> Source code of charts:
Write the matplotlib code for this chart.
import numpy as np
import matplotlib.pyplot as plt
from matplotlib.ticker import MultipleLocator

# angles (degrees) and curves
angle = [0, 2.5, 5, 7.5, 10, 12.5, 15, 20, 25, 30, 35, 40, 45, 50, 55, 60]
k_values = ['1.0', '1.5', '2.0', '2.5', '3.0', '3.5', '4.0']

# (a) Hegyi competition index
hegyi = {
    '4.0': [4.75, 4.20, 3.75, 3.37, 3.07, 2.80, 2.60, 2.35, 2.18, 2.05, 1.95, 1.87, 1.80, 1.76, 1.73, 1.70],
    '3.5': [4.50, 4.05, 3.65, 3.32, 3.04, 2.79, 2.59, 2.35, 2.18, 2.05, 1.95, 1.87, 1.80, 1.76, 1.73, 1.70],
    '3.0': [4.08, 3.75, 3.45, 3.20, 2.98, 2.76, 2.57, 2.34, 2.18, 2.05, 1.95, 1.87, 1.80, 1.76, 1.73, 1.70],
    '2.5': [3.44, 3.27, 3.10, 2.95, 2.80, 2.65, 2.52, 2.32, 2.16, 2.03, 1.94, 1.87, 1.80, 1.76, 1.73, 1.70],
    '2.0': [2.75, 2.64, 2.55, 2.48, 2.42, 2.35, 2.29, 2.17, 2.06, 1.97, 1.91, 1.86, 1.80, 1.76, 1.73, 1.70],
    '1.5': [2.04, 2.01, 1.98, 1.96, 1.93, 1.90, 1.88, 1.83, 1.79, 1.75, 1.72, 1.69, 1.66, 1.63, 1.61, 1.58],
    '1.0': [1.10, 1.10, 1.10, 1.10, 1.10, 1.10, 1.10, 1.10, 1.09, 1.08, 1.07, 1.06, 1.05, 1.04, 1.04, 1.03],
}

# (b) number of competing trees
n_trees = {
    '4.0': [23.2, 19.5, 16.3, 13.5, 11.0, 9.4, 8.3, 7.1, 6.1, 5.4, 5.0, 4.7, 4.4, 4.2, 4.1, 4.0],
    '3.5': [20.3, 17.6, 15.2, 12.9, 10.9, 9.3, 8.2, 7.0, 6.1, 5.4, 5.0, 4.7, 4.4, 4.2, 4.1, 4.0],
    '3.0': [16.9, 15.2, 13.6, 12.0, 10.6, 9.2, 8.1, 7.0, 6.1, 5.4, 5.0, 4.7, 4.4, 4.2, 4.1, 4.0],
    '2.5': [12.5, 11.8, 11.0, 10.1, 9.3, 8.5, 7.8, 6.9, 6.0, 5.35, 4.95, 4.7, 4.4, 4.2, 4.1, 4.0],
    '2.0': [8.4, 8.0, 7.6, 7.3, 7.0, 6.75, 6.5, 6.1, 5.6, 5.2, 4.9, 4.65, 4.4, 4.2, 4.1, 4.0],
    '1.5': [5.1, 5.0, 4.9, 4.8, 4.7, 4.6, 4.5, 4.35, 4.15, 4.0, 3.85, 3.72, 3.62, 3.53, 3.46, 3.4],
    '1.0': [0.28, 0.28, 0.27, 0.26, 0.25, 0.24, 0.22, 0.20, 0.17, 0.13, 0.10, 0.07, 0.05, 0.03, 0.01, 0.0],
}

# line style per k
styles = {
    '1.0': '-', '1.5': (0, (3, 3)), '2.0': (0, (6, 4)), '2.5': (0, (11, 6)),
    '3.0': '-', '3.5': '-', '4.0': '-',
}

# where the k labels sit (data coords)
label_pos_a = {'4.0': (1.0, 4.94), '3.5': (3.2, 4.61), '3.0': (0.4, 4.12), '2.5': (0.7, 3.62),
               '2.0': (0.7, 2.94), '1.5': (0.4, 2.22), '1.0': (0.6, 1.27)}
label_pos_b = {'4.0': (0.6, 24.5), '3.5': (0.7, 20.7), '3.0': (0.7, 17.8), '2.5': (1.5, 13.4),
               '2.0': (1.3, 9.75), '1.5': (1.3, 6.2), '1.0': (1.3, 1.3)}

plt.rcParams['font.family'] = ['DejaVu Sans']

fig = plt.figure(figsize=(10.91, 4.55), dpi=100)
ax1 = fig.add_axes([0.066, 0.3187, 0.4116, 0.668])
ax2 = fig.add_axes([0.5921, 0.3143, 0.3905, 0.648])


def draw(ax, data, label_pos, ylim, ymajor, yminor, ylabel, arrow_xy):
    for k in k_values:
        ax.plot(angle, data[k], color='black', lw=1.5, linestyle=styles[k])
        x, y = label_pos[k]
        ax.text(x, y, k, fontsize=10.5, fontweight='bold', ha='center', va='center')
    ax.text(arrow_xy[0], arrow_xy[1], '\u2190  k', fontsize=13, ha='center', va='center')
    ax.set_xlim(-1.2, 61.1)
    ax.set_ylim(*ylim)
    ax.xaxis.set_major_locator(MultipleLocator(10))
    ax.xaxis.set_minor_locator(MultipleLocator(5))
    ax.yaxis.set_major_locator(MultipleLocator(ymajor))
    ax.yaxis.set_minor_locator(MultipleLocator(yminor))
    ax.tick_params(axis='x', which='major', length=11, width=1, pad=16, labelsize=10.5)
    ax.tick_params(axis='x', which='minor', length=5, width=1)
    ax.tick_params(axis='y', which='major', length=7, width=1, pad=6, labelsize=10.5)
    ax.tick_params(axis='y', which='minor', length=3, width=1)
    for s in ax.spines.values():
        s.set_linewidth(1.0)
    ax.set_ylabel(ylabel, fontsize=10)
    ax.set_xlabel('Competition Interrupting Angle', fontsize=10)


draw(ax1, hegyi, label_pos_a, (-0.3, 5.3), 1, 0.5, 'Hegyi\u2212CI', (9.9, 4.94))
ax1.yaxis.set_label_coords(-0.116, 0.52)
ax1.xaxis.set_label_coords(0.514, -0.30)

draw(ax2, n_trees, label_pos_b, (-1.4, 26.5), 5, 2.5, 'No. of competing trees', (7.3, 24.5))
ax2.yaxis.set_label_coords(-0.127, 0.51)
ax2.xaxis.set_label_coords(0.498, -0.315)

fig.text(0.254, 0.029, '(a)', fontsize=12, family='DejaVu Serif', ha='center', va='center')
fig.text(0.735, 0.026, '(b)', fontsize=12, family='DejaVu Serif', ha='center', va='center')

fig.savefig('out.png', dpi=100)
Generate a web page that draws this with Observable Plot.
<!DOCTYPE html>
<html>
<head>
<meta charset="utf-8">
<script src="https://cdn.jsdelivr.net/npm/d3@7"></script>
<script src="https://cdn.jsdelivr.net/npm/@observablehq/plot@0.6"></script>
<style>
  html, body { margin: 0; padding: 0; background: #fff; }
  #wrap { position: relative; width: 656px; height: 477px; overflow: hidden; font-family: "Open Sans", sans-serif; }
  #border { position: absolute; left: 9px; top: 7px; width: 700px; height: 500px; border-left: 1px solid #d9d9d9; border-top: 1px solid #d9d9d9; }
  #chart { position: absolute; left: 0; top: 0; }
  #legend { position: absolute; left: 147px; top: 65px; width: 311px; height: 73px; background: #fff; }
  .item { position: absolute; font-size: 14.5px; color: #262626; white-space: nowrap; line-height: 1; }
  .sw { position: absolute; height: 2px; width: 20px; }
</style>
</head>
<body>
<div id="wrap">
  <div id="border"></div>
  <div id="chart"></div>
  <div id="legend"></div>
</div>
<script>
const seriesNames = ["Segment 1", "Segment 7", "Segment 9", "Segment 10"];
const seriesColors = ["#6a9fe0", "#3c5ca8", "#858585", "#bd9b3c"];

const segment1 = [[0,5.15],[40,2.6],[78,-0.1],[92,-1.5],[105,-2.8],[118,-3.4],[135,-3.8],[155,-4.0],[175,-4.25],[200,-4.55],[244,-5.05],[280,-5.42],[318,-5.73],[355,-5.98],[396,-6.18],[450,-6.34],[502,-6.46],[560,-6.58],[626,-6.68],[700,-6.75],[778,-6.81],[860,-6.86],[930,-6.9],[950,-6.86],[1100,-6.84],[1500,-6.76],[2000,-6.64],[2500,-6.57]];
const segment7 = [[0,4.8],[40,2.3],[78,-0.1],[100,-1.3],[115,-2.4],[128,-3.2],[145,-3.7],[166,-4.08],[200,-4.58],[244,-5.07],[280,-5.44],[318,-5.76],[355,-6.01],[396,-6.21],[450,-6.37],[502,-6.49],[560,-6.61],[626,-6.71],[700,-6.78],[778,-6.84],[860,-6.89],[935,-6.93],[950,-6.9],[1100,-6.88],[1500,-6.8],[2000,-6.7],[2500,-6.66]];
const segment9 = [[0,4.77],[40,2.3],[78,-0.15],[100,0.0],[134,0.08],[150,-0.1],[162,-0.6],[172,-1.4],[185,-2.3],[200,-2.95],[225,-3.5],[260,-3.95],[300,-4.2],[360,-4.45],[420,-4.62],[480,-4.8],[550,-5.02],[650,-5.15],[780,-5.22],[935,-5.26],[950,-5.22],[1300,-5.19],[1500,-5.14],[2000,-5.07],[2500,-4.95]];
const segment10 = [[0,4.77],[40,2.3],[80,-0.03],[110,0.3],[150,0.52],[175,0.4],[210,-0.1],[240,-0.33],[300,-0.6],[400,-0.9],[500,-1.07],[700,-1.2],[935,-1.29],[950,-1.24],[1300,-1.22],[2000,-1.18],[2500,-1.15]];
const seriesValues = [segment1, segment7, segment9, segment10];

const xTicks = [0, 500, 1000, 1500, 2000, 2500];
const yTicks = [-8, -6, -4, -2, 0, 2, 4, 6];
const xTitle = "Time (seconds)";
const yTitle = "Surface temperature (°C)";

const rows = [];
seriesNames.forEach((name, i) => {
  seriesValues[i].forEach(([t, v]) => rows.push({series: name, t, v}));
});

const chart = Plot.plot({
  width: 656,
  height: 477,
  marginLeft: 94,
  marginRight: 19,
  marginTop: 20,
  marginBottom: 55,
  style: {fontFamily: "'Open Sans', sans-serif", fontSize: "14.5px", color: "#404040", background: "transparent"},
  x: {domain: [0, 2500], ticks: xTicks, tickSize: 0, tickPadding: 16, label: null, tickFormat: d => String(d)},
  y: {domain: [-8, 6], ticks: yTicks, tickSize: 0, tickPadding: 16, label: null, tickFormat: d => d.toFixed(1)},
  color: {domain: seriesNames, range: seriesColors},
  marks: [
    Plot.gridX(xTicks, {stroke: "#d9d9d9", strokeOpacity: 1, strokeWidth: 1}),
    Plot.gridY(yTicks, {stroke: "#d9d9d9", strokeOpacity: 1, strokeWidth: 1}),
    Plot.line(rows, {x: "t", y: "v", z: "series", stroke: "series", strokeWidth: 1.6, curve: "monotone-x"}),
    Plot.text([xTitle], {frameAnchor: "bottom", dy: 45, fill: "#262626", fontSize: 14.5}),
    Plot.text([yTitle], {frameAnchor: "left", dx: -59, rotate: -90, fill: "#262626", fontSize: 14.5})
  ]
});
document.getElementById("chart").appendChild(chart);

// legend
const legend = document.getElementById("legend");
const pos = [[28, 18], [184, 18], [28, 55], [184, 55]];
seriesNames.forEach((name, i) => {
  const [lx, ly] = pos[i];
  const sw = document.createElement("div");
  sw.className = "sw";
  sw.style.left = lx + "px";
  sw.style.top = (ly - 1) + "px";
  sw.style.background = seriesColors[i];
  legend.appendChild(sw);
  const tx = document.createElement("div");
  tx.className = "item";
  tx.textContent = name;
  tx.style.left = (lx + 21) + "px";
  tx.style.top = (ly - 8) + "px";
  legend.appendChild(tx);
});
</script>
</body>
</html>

> Directions: Please copy only the lines between the first line of the entries and the line with "k_values = ['1.0', '1.5', '2.0', '2.5', '3.0', '3.5', '4.0']", keeping those two end lines as well, exactly as written.

> Solved exercise:
Write the matplotlib code for this chart.
import numpy as np
import matplotlib.pyplot as plt
from matplotlib.ticker import MultipleLocator

# angles (degrees) and curves
angle = [0, 2.5, 5, 7.5, 10, 12.5, 15, 20, 25, 30, 35, 40, 45, 50, 55, 60]
k_values = ['1.0', '1.5', '2.0', '2.5', '3.0', '3.5', '4.0']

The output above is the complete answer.